Assessment and findings

Scope of the investigation

  1. This investigation will focus on the landlord’s actions between July 2022 and August 2023. This being 12 months prior to the substantive complaint being made, through to when the landlord’s internal complaint procedure was exhausted. Events that happened after timeframe may be referenced but will not be assessed.
  2. We are aware that the landlord may have made additional payments towards the resident’s incurred energy costs, following the stage 2 complaint response. For clarity, any new offer of compensation or reimbursement made after the landlord’s internal complaint process ended, will not be considered as part of this investigation.

Obligations, policies, and procedures

  1. According to the tenancy agreement, the landlord was responsible for repairing the structure and outside of the property, including “outside doors”. The resident was responsible for registering with the electricity company and paying for services supplied to him while he was a tenant. A landlord is usually responsible for the communal electricity charges. The resident was also responsible for keeping the garden tidy and free from rubbish.
  2. According to the landlord’s repairs policy, the landlord will complete emergency repairs in 24 hours, routine repairs in 28 calendar days, and major routine repairs within 3 months or as part of a planned programme of works.
  3. Japanese knotweed is an invasive, fast growing, non-native plant, which can cause ecological damage. It requires special measures to control it, prevent it from spreading, and remove it for good. There is no legal obligation on a landowner to remove Japanese knotweed from its land unless it is causing a nuisance. But there are several pieces of legislation, making it an offence to allow Japanese knotweed to spread to other gardens or into the wild.
  4. The landlord had a Japanese knotweed procedure, which set out its approach to dealing with reports of Japanese knotweed in a resident’s garden or in a communal area. According to its procedure, the landlord will arrange for its specialist contractor to carry out an inspection following reports of Japanese knotweed in a resident’s garden. The landlord will instruct its contractor to treat any confirmed Japanese knotweed on a cyclical basis, according to a 5-year treatment plan.
  5. The landlord had a compensation matrix which set its approach to compensation. The landlord may offer an apology where there has been service failure and up to £350 compensation, depending on impact to the resident.

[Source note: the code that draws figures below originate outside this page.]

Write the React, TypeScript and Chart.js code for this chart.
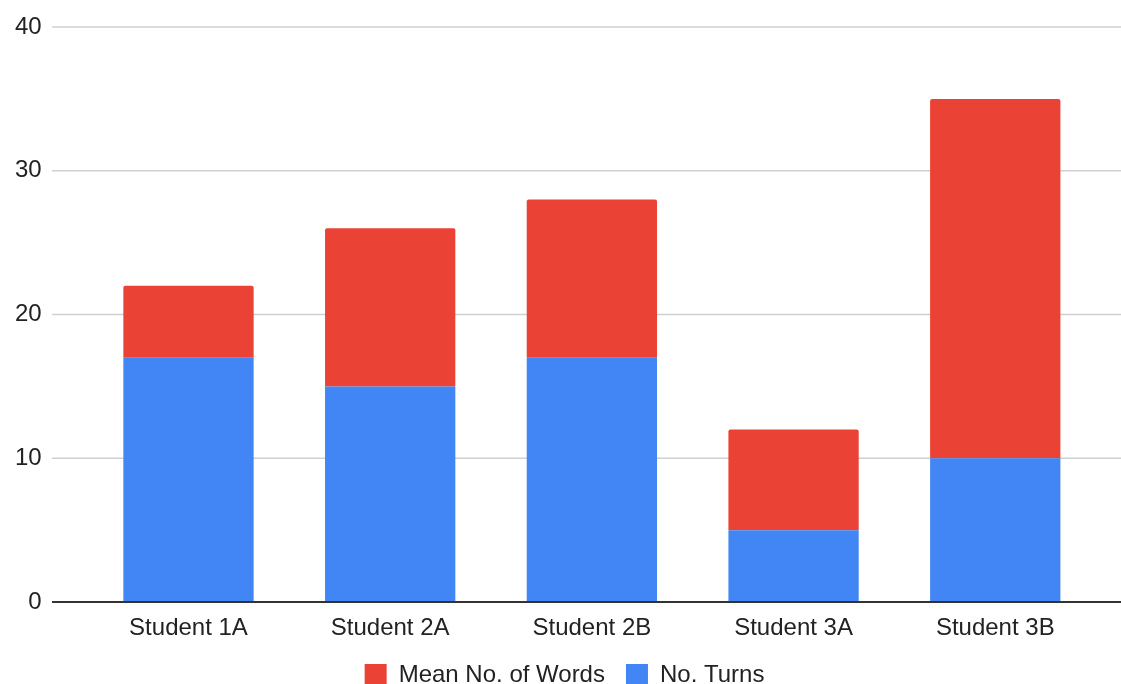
import React, { useEffect, useRef } from "react";
import { Chart, registerables } from "chart.js";

Chart.register(...registerables);

const categories = ["Student 1A", "Student 2A", "Student 2B", "Student 3A", "Student 3B"];
const turns = [17, 15, 17, 5, 10];
const meanWords = [5, 11, 11, 7, 25];
const yTicks = [0, 10, 20, 30, 40];

const FONT = "'Liberation Sans', Arial, sans-serif";

const gridPlugin = {
  id: "fullGrid",
  afterLayout(chart: any) {
    if (chart.legend) {
      chart.legend.left += 11.5;
      chart.legend.right += 11.5;
    }
  },
  beforeDatasetsDraw(chart: any) {
    const { ctx } = chart;
    const y = chart.scales.y;
    ctx.save();
    ctx.strokeStyle = "#d0d0d0";
    ctx.lineWidth = 1.5;
    yTicks.forEach((v) => {
      if (v === 0) return;
      const py = y.getPixelForValue(v);
      ctx.beginPath();
      ctx.moveTo(52, py);
      ctx.lineTo(chart.width, py);
      ctx.stroke();
    });
    ctx.restore();
  },
  afterDatasetsDraw(chart: any) {
    const { ctx } = chart;
    const y = chart.scales.y;
    const py = y.getPixelForValue(0);
    ctx.save();
    ctx.strokeStyle = "#333333";
    ctx.lineWidth = 2;
    ctx.beginPath();
    ctx.moveTo(52, py);
    ctx.lineTo(chart.width, py);
    ctx.stroke();
    ctx.restore();
  },
};

export default function App() {
  const ref = useRef<HTMLCanvasElement | null>(null);
  useEffect(() => {
    if (!ref.current) return;
    const chart = new Chart(ref.current, {
      type: "bar",
      data: {
        labels: categories,
        datasets: [
          {
            label: "No. Turns",
            data: turns,
            backgroundColor: "#4285F4",
            borderWidth: 0,
          },
          {
            label: "Mean No. of Words",
            data: meanWords,
            backgroundColor: "#EA4335",
            borderWidth: 0,
            borderRadius: { topLeft: 2, topRight: 2, bottomLeft: 0, bottomRight: 0 },
            borderSkipped: false,
          },
        ],
      },
      options: {
        animation: false,
        responsive: true,
        maintainAspectRatio: false,
        layout: { padding: { left: 10, right: 24.9, top: 27, bottom: 0 } },
        datasets: { bar: { categoryPercentage: 1, barPercentage: 0.646 } },
        plugins: {
          tooltip: { enabled: false },
          legend: {
            position: "bottom",
            labels: {
              boxWidth: 22,
              boxHeight: 22,
              padding: 21,
              color: "#222",
              font: { family: FONT, size: 24 },
              sort: (a: any, b: any) => b.datasetIndex - a.datasetIndex,
            },
          },
        },
        scales: {
          x: {
            stacked: true,
            grid: { display: false, drawTicks: false },
            border: { display: false },
            ticks: { color: "#222", font: { family: FONT, size: 24 }, padding: 12, maxRotation: 0 },
            afterFit: (s: any) => {
              s.height = 40;
            },
          },
          y: {
            stacked: true,
            min: 0,
            max: 40,
            grid: { display: false, drawTicks: true, tickLength: 42 },
            border: { display: false },
            afterBuildTicks: (s: any) => {
              s.ticks = yTicks.map((v) => ({ value: v }));
            },
            ticks: { color: "#222", font: { family: FONT, size: 24 }, padding: 4 },
            afterFit: (s: any) => {
              s.width = 77.65;
            },
          },
        },
      },
      plugins: [gridPlugin],
    });
    return () => chart.destroy();
  }, []);
  return (
    <div style={{ position: "fixed", left: 0, top: 0, width: 1121, height: 684, overflow: "hidden", background: "#fff" }}>
      <div style={{ position: "relative", width: 1121, height: 697 }}>
        <canvas ref={ref} />
      </div>
    </div>
  );
}
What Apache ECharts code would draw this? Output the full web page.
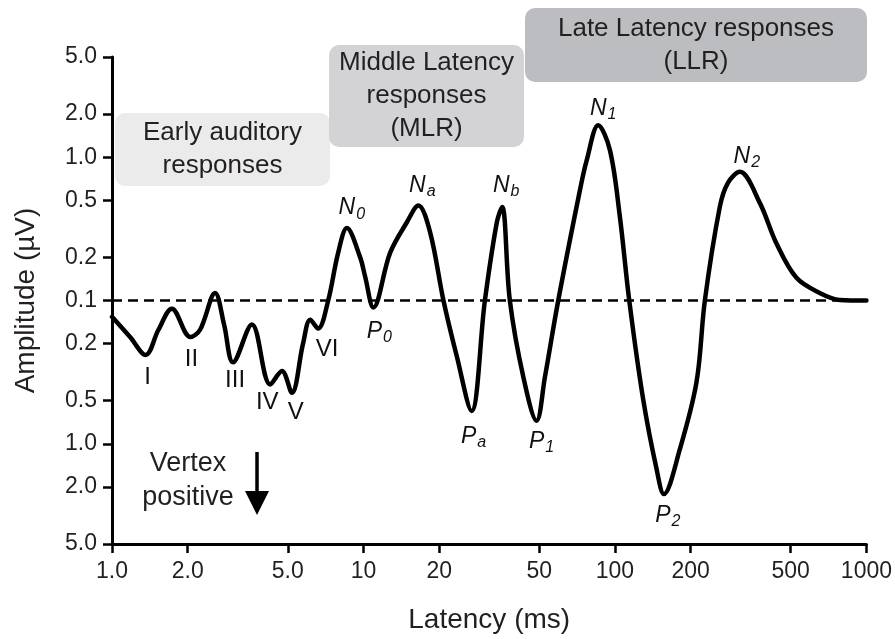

The landlord’s handling of the resident’s reports about 3 communal lights connected to the property and the associated energy costs the resident had incurred

  1. There were 3 communal lights connected to the resident’s electricity meter, since the start of the tenancy. The landlord has clarified that when the building was converted into flats, no separate electricity supply and meter was installed to power these lights. The resident claims that he first raised concerns about this in December 2019. The landlord claims that the resident first reported the issue in 2021. It was not possible to verify either account from the evidence seen.
  2. The first communication we have seen concerning this issue was on 17 January 2023. This was an email from the resident’s elected Member of Parliament (MP), who was raising concerns on behalf of the resident, about the substantive matter of complaint.
  3. The landlord emailed the MP in a timely manner on 21 January 2023. The landlord accepted that the communal lights had been wired up to the resident’s meter. And that the resident had been paying the full cost of running these lights since the start of his tenancy. It said it had offered the resident £100 to top up his meter, was reviewing available options for a long-term solution, and was investigating the possible costs incurred by the resident during the tenancy. It committed to ensuring that the resident was suitably reimbursed. The landlord’s response shows that it was taking responsibility for the issue that had arisen and was trying to put things right for the resident.
  4. Following this, the landlord agreed to top up the resident’s meter, as and when required, until it had removed the communal lighting from it. This was a reasonable interim solution and would have mitigated further detriment to the resident.
  5. There is no evidence that the landlord kept the resident informed about the steps it was taking to resolve the matter, between responding to the MP and issue of the stage 1 response on 24 July 2023. Either the landlord did not keep the resident informed or it did not provide this information following our information request. However, the landlord did explain to the resident in the stage 1 complaint response, that it was taking longer than expected to replace the electricity supply to the lights. The landlord has since explained to us, that the project was quite complex, with many stakeholders involved.
  6. The landlord did not uphold the stage 1 complaint because it had already committed to a plan of action to separate the communal lighting from the resident’s meter. And it noted there had been a plan in place since January 2023, to top his meter, while it worked on delivering a long-term solution.
  7. But it did not explain its plan for reimbursing the resident’s electricity costs, prior to January 2023, as it had previously committed. It would have been reasonable for it to have acknowledged the length of time it was taking to remove the communal lighting from his meter, since becoming aware of the issue. It may have given the resident greater reassurance if the landlord had provided him with an action plan, setting out the steps it was taking to remove the communal lighting from his electricity supply, and an expected timescale for doing so.
  8. It was appropriate therefore, that the landlord identified on 30 August 2023, in the stage 2 complaint response, that there had been failings in its handling of the resident’s reports about the communal lighting and associated energy costs. The landlord’s response shows that it was taking responsibility for those failings and it was trying to put things right for the resident. In summary, the landlord:

a.     Accepted that it had been aware of the issue with the communal lighting since December 2021. Apologised and offered £200 compensation, for the length of time it had taken for it to action the rewiring. Reassured the resident that it was progressing the works as a priority.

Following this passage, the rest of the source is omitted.